Esse retrato implacável da efervescência de uma sociedade doente é pintado pelo cineasta com leves tons de humor, dando uma roupagem satírica que é referendada pela performance de Joaquin Phoenix, cuja composição bate forte na tecla do patético. Do mesmo jeito que permaneceu firme e forte em Beau Tem Medo, mantendo vivo o único elo da narrativa com o espectador, largado à deriva, o vencedor do Oscar é um lembrete inabalável das intenções jocosas do texto.

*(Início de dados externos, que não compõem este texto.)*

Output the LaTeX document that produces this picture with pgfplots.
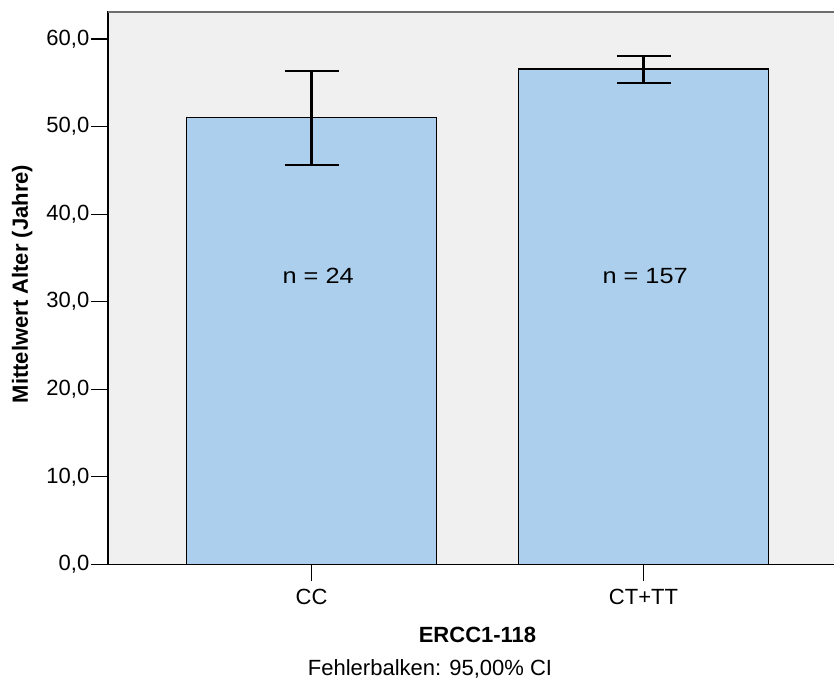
\documentclass[border=0pt]{standalone}
\usepackage{fontspec}
\setmainfont{Liberation Sans}
\newfontfamily\nfont[FakeStretch=1.15]{Liberation Sans}
\usepackage{pgfplots}
\usepackage{pgfplotstable}
\pgfplotsset{compat=1.18}
\definecolor{bgc}{RGB}{240,240,240}
\definecolor{barc}{RGB}{173,207,238}
\definecolor{topc}{RGB}{110,110,110}
\pgfplotstableread{
x y ep em
0 51.04 5.30 5.41
1 56.57 1.52 1.57
}\datatab
\begin{document}
\fontsize{22}{26}\selectfont
\begin{tikzpicture}
\begin{axis}[
  at={(0,0)}, anchor=south west,
  scale only axis,
  width=739pt, height=552.3pt,
  xmin=-0.613, xmax=1.613,
  ymin=0, ymax=63.1,
  axis background/.style={fill=bgc},
  axis line style={black, line width=1.3pt},
  tick pos=left,
  tick align=outside,
  major tick length=17pt,
  tick style={black, line width=1.3pt},
  xtick={0,1},
  xticklabels={CC, CT+TT},
  ytick={0,10,20,30,40,50,60},
  /pgf/number format/assume math mode=true,
  yticklabel={\pgfmathprintnumber[fixed, fixed zerofill, precision=1, use comma]{\tick}},
  tick label style={font=\fontsize{22}{26}\selectfont},
  yticklabel style={inner sep=1.5pt},
  xlabel={ERCC1-118},
  ylabel={Mittelwert Alter (Jahre)},
  label style={font=\fontsize{22}{26}\selectfont\bfseries},
  xlabel style={at={(axis description cs:0.5,0)}, anchor=base, yshift=-77.7pt},
  ylabel style={at={(axis description cs:0,0.5075)}, anchor=base, yshift=80pt},
  clip=false,
]
\addplot[ybar, bar width=249.5pt, bar shift=0pt, fill=barc, draw=black, line width=1.3pt,
  error bars/.cd, y dir=both, y explicit,
  error mark=|,
  error bar style={line width=2.2pt, black},
  error mark options={line width=2.2pt, black, mark size=27pt}]
  table[x=x, y=y, y error plus=ep, y error minus=em] {\datatab};
\draw[topc, line width=1.3pt] (rel axis cs:0,1) -- (rel axis cs:1,1);
\node[anchor=base, font=\nfont\fontsize{22}{26}\selectfont] at (axis cs:0.02,32.1) {n = 24};
\node[anchor=base, font=\nfont\fontsize{22}{26}\selectfont] at (axis cs:1.005,32.1) {n = 157};
\node[anchor=base, font=\fontsize{22}{26}\selectfont] at (axis cs:0.357,0) [yshift=-110.7pt] {Fehlerbalken: 95,00\% CI};
\end{axis}
\pgfresetboundingbox
\useasboundingbox (-108pt,-114.7pt) rectangle (726pt,564.3pt);
\end{tikzpicture}
\end{document}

É uma pena que, no final, o roteiro sucumba ao próprio caos que ajudou a criar, um problema que começa a se tornar recorrente na filmografia de Ari Aster. Vale lembrar como seu filme anterior foi eficiente em contar uma história que funcionasse como uma extensão da mente caótica de seu protagonista, apenas para se entregar a divagações vazias. Em Eddington, o diretor parece confortável com a ideia de que o caos é um fim em si mesmo, abraçando sem reservas a bagunça refletida por seus personagens e suas atitudes. Seguindo essa linha, Emma Stone e Austin Butler são provas cabais do planejamento equivocado do cineasta, desperdiçando dois dos intérpretes mais talentosos da nova geração em papéis tremendamente subaproveitados.

Em última instância, porém, o fraco terceiro ato não invalida o raio-X preciso que Ari Aster faz da sociedade em que vive, captando nuances e sintomas com uma precisão tão assustadora quanto a entidade maligna presente em seu longa-metragem de estreia.